▸ What the exercise asks: Quote the whole listing exactly. Leave the pictures out of your copy.

▸ Information provided:
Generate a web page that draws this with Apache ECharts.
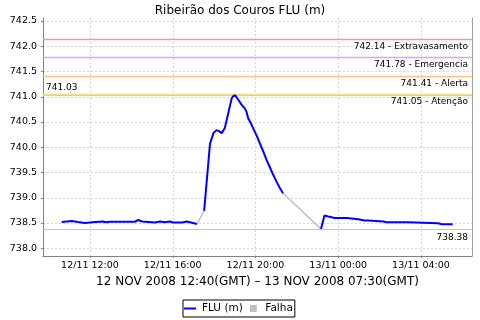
<!DOCTYPE html>
<html><head><meta charset="utf-8">
<script src="https://cdn.jsdelivr.net/npm/echarts@6/dist/echarts.min.js"></script>
<style>html,body{margin:0;padding:0;background:#fff}#c{width:480px;height:320px}</style>
</head><body><div id="c"></div>
<script>
// ---- data ----
const titleText = 'Ribeirão dos Couros FLU (m)';
const xAxisTitle = '12 NOV 2008 12:40(GMT) – 13 NOV 2008 07:30(GMT)';
const fluTimes = [
  '12/11 10:38','12/11 11:08','12/11 11:25','12/11 11:45','12/11 12:15','12/11 12:38','12/11 12:46','12/11 12:58',
  '12/11 14:10','12/11 14:20','12/11 14:31','12/11 15:08','12/11 15:23','12/11 15:37','12/11 15:52','12/11 16:01',
  '12/11 16:27','12/11 16:40','12/11 16:53','12/11 17:10',
  '12/11 17:20',
  '12/11 17:31','12/11 17:48','12/11 17:58','12/11 18:07','12/11 18:14','12/11 18:22','12/11 18:31','12/11 18:51',
  '12/11 18:55','12/11 19:01','12/11 19:06','12/11 19:20','12/11 19:29','12/11 19:34','12/11 19:39','12/11 19:44',
  '12/11 19:53','12/11 20:04','12/11 20:13','12/11 20:23','12/11 20:32','12/11 20:42','12/11 20:51','12/11 21:01',
  '12/11 21:11','12/11 21:20',
  '12/11 22:15',
  '12/11 23:10','12/11 23:20','12/11 23:31','12/11 23:36','12/11 23:50','13/11 00:25','13/11 00:29','13/11 00:58',
  '13/11 01:17','13/11 01:27','13/11 01:32','13/11 02:11','13/11 02:20','13/11 03:23','13/11 03:28','13/11 04:50',
  '13/11 05:00','13/11 05:32'
];
const fluValues = [
  738.52,738.54,738.52,738.50,738.52,738.53,738.515,738.525,
  738.525,738.56,738.53,738.51,738.53,738.515,738.53,738.51,
  738.51,738.53,738.51,738.48,
  null,
  738.74,740.07,740.28,740.34,740.32,740.28,740.38,740.97,
  741.01,741.03,741.00,740.84,740.77,740.70,740.57,740.51,
  740.38,740.22,740.07,739.91,739.75,739.60,739.46,739.32,
  739.19,739.09,
  null,
  738.38,738.65,738.63,738.61,738.60,738.60,738.58,738.575,
  738.55,738.55,738.54,738.53,738.515,738.515,738.495,738.495,
  738.475,738.475
];
const falhaTimes = ['12/11 17:10','12/11 17:31','12/11 19:00','12/11 21:20','12/11 23:10'];
const falhaValues = [738.48,738.74,null,739.09,738.38];
const levelValues = [742.14, 741.78, 741.41, 741.05];
const levelNames = ['Extravasamento', 'Emergencia', 'Alerta', 'Atenção'];
const maxValue = 741.03;
const minValue = 738.38;
const xTickTimes = ['12/11 12:00','12/11 16:00','12/11 20:00','13/11 00:00','13/11 04:00'];
const yTicks = [738.0,738.5,739.0,739.5,740.0,740.5,741.0,741.5,742.0,742.5];

// ---- helpers ----
function toHours(s){ // hours since 12/11 00:00
  const [d, t] = s.split(' ');
  const day = parseInt(d.split('/')[0], 10);
  const [H, M] = t.split(':').map(Number);
  return (day - 12) * 24 + H + M / 60;
}
function fmtHours(h){
  const day = h >= 24 ? '13/11' : '12/11';
  const hh = Math.floor(h % 24), mm = Math.round((h - Math.floor(h)) * 60);
  return day + ' ' + String(hh).padStart(2,'0') + ':' + String(mm).padStart(2,'0');
}
const xTicks = xTickTimes.map(toHours);
const fluData = fluTimes.map((t,i)=>[toHours(t), fluValues[i]]);
const falhaData = falhaTimes.map((t,i)=>[toHours(t), falhaValues[i]]);

const FONT = 'DejaVu Sans';
const levelColors = ['#f09a9a', '#ec9cec', '#ffc382', '#f7df7a'];
const markData = [
  { yAxis: maxValue, lineStyle:{color:'#c8c8c8', width:1, type:'solid'},
    label:{show:true, position:'insideStartTop', formatter: maxValue.toFixed(2), distance:[3,3]} },
  { yAxis: minValue, lineStyle:{color:'#c4c4c4', width:1, type:'solid'},
    label:{show:true, position:'insideEndBottom', formatter: minValue.toFixed(2), distance:[4,4]} }
].concat(levelValues.map((v,i)=>({
  yAxis: v, lineStyle:{color: levelColors[i], width:1.3, type:'solid'},
  label:{show:true, position:'insideEndBottom', formatter: v.toFixed(2) + ' - ' + levelNames[i], distance:[4,3]}
})));

const chart = echarts.init(document.getElementById('c'), null, {renderer:'canvas'});
chart.setOption({
  animation: false,
  backgroundColor: '#fff',
  title: { text: titleText, left: 'center', top: 0,
    textStyle: { fontFamily: FONT, fontSize: 12, fontWeight: 'normal', color: '#000' } },
  grid: { left: 43, right: 8, top: 18, bottom: 64 },
  legend: {
    left: 183, top: 300, orient: 'horizontal',
    borderColor: '#000', borderWidth: 1, padding: [3, 2, 3, 1],
    itemGap: 7, itemWidth: 12, itemHeight: 7,
    textStyle: { fontFamily: FONT, fontSize: 10.5, color: '#000', padding:[0,0,0,1] },
    data: [ {name:'FLU (m)', icon:'path://M0,0h12v2h-12z'}, {name:'Falha', icon:'path://M0,0h10v10h-10z'} ]
  },
  xAxis: {
    type: 'value', min: 9.728, max: 30.465,
    name: xAxisTitle, nameLocation: 'middle', nameGap: 19,
    nameTextStyle: { fontFamily: FONT, fontSize: 12, color: '#000' },
    axisLine: { show: true, lineStyle: { color: '#808080', width: 1 } },
    axisTick: { show: true, length: 2, customValues: xTicks, lineStyle: { color: '#808080' } },
    axisLabel: { customValues: xTicks, formatter: v => fmtHours(v), margin: 5,
      fontFamily: FONT, fontSize: 9.5, color: '#000' },
    splitLine: { show: true, lineStyle: { color: '#d6d6d6', type: [2,2], width: 1 } }
  },
  yAxis: [{
    type: 'value', min: 737.847, max: 742.56,
    axisLine: { show: true, lineStyle: { color: '#808080', width: 1 } },
    axisTick: { show: true, length: 2, customValues: yTicks, lineStyle: { color: '#808080' } },
    axisLabel: { customValues: yTicks, formatter: v => v.toFixed(1), margin: 6,
      fontFamily: FONT, fontSize: 9.5, color: '#000' },
    splitLine: { show: true, lineStyle: { color: '#d6d6d6', type: [2,2], width: 1 } }
  }, {
    type: 'value', min: 737.847, max: 742.56, position: 'right',
    axisLine: { show: true, lineStyle: { color: '#a0a0a0', width: 1 } },
    axisTick: { show: false }, axisLabel: { show: false }, splitLine: { show: false }
  }],
  series: [
    {
      name: 'Falha', type: 'line', data: falhaData, symbol: 'none', showSymbol: false,
      color: '#c0c0c0', lineStyle: { color: '#c0c0c0', width: 1.5 }, connectNulls: false, z: 2,
      markLine: {
        silent: true, symbol: ['none','none'], animation: false,
        label: { fontFamily: FONT, fontSize: 9, color: '#000' },
        data: markData
      }
    },
    {
      name: 'FLU (m)', type: 'line', data: fluData, symbol: 'none', showSymbol: false,
      color: '#0000ff', lineStyle: { color: '#0000ff', width: 2 }, connectNulls: false, z: 5
    }
  ]
});
</script></body></html>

▸ Output for this task:
Generate a web page that draws this with Apache ECharts.
<!DOCTYPE html>
<html><head><meta charset="utf-8">
<script src="https://cdn.jsdelivr.net/npm/echarts@6/dist/echarts.min.js"></script>
<style>html,body{margin:0;padding:0;background:#fff}#c{width:480px;height:320px}</style>
</head><body><div id="c"></div>
<script>
// ---- data ----
const titleText = 'Ribeirão dos Couros FLU (m)';
const xAxisTitle = '12 NOV 2008 12:40(GMT) – 13 NOV 2008 07:30(GMT)';
const fluTimes = [
  '12/11 10:38','12/11 11:08','12/11 11:25','12/11 11:45','12/11 12:15','12/11 12:38','12/11 12:46','12/11 12:58',
  '12/11 14:10','12/11 14:20','12/11 14:31','12/11 15:08','12/11 15:23','12/11 15:37','12/11 15:52','12/11 16:01',
  '12/11 16:27','12/11 16:40','12/11 16:53','12/11 17:10',
  '12/11 17:20',
  '12/11 17:31','12/11 17:48','12/11 17:58','12/11 18:07','12/11 18:14','12/11 18:22','12/11 18:31','12/11 18:51',
  '12/11 18:55','12/11 19:01','12/11 19:06','12/11 19:20','12/11 19:29','12/11 19:34','12/11 19:39','12/11 19:44',
  '12/11 19:53','12/11 20:04','12/11 20:13','12/11 20:23','12/11 20:32','12/11 20:42','12/11 20:51','12/11 21:01',
  '12/11 21:11','12/11 21:20',
  '12/11 22:15',
  '12/11 23:10','12/11 23:20','12/11 23:31','12/11 23:36','12/11 23:50','13/11 00:25','13/11 00:29','13/11 00:58',
  '13/11 01:17','13/11 01:27','13/11 01:32','13/11 02:11','13/11 02:20','13/11 03:23','13/11 03:28','13/11 04:50',
  '13/11 05:00','13/11 05:32'
];
const fluValues = [
  738.52,738.54,738.52,738.50,738.52,738.53,738.515,738.525,
  738.525,738.56,738.53,738.51,738.53,738.515,738.53,738.51,
  738.51,738.53,738.51,738.48,
  null,
  738.74,740.07,740.28,740.34,740.32,740.28,740.38,740.97,
  741.01,741.03,741.00,740.84,740.77,740.70,740.57,740.51,
  740.38,740.22,740.07,739.91,739.75,739.60,739.46,739.32,
  739.19,739.09,
  null,
  738.38,738.65,738.63,738.61,738.60,738.60,738.58,738.575,
  738.55,738.55,738.54,738.53,738.515,738.515,738.495,738.495,
  738.475,738.475
];
const falhaTimes = ['12/11 17:10','12/11 17:31','12/11 19:00','12/11 21:20','12/11 23:10'];
const falhaValues = [738.48,738.74,null,739.09,738.38];
const levelValues = [742.14, 741.78, 741.41, 741.05];
const levelNames = ['Extravasamento', 'Emergencia', 'Alerta', 'Atenção'];
const maxValue = 741.03;
const minValue = 738.38;
const xTickTimes = ['12/11 12:00','12/11 16:00','12/11 20:00','13/11 00:00','13/11 04:00'];
const yTicks = [738.0,738.5,739.0,739.5,740.0,740.5,741.0,741.5,742.0,742.5];

// ---- helpers ----
function toHours(s){ // hours since 12/11 00:00
  const [d, t] = s.split(' ');
  const day = parseInt(d.split('/')[0], 10);
  const [H, M] = t.split(':').map(Number);
  return (day - 12) * 24 + H + M / 60;
}
function fmtHours(h){
  const day = h >= 24 ? '13/11' : '12/11';
  const hh = Math.floor(h % 24), mm = Math.round((h - Math.floor(h)) * 60);
  return day + ' ' + String(hh).padStart(2,'0') + ':' + String(mm).padStart(2,'0');
}
const xTicks = xTickTimes.map(toHours);
const fluData = fluTimes.map((t,i)=>[toHours(t), fluValues[i]]);
const falhaData = falhaTimes.map((t,i)=>[toHours(t), falhaValues[i]]);

const FONT = 'DejaVu Sans';
const levelColors = ['#f09a9a', '#ec9cec', '#ffc382', '#f7df7a'];
const markData = [
  { yAxis: maxValue, lineStyle:{color:'#c8c8c8', width:1, type:'solid'},
    label:{show:true, position:'insideStartTop', formatter: maxValue.toFixed(2), distance:[3,3]} },
  { yAxis: minValue, lineStyle:{color:'#c4c4c4', width:1, type:'solid'},
    label:{show:true, position:'insideEndBottom', formatter: minValue.toFixed(2), distance:[4,4]} }
].concat(levelValues.map((v,i)=>({
  yAxis: v, lineStyle:{color: levelColors[i], width:1.3, type:'solid'},
  label:{show:true, position:'insideEndBottom', formatter: v.toFixed(2) + ' - ' + levelNames[i], distance:[4,3]}
})));

const chart = echarts.init(document.getElementById('c'), null, {renderer:'canvas'});
chart.setOption({
  animation: false,
  backgroundColor: '#fff',
  title: { text: titleText, left: 'center', top: 0,
    textStyle: { fontFamily: FONT, fontSize: 12, fontWeight: 'normal', color: '#000' } },
  grid: { left: 43, right: 8, top: 18, bottom: 64 },
  legend: {
    left: 183, top: 300, orient: 'horizontal',
    borderColor: '#000', borderWidth: 1, padding: [3, 2, 3, 1],
    itemGap: 7, itemWidth: 12, itemHeight: 7,
    textStyle: { fontFamily: FONT, fontSize: 10.5, color: '#000', padding:[0,0,0,1] },
    data: [ {name:'FLU (m)', icon:'path://M0,0h12v2h-12z'}, {name:'Falha', icon:'path://M0,0h10v10h-10z'} ]
  },
  xAxis: {
    type: 'value', min: 9.728, max: 30.465,
    name: xAxisTitle, nameLocation: 'middle', nameGap: 19,
    nameTextStyle: { fontFamily: FONT, fontSize: 12, color: '#000' },
    axisLine: { show: true, lineStyle: { color: '#808080', width: 1 } },
    axisTick: { show: true, length: 2, customValues: xTicks, lineStyle: { color: '#808080' } },
    axisLabel: { customValues: xTicks, formatter: v => fmtHours(v), margin: 5,
      fontFamily: FONT, fontSize: 9.5, color: '#000' },
    splitLine: { show: true, lineStyle: { color: '#d6d6d6', type: [2,2], width: 1 } }
  },
  yAxis: [{
    type: 'value', min: 737.847, max: 742.56,
    axisLine: { show: true, lineStyle: { color: '#808080', width: 1 } },
    axisTick: { show: true, length: 2, customValues: yTicks, lineStyle: { color: '#808080' } },
    axisLabel: { customValues: yTicks, formatter: v => v.toFixed(1), margin: 6,
      fontFamily: FONT, fontSize: 9.5, color: '#000' },
    splitLine: { show: true, lineStyle: { color: '#d6d6d6', type: [2,2], width: 1 } }
  }, {
    type: 'value', min: 737.847, max: 742.56, position: 'right',
    axisLine: { show: true, lineStyle: { color: '#a0a0a0', width: 1 } },
    axisTick: { show: false }, axisLabel: { show: false }, splitLine: { show: false }
  }],
  series: [
    {
      name: 'Falha', type: 'line', data: falhaData, symbol: 'none', showSymbol: false,
      color: '#c0c0c0', lineStyle: { color: '#c0c0c0', width: 1.5 }, connectNulls: false, z: 2,
      markLine: {
        silent: true, symbol: ['none','none'], animation: false,
        label: { fontFamily: FONT, fontSize: 9, color: '#000' },
        data: markData
      }
    },
    {
      name: 'FLU (m)', type: 'line', data: fluData, symbol: 'none', showSymbol: false,
      color: '#0000ff', lineStyle: { color: '#0000ff', width: 2 }, connectNulls: false, z: 5
    }
  ]
});
</script></body></html>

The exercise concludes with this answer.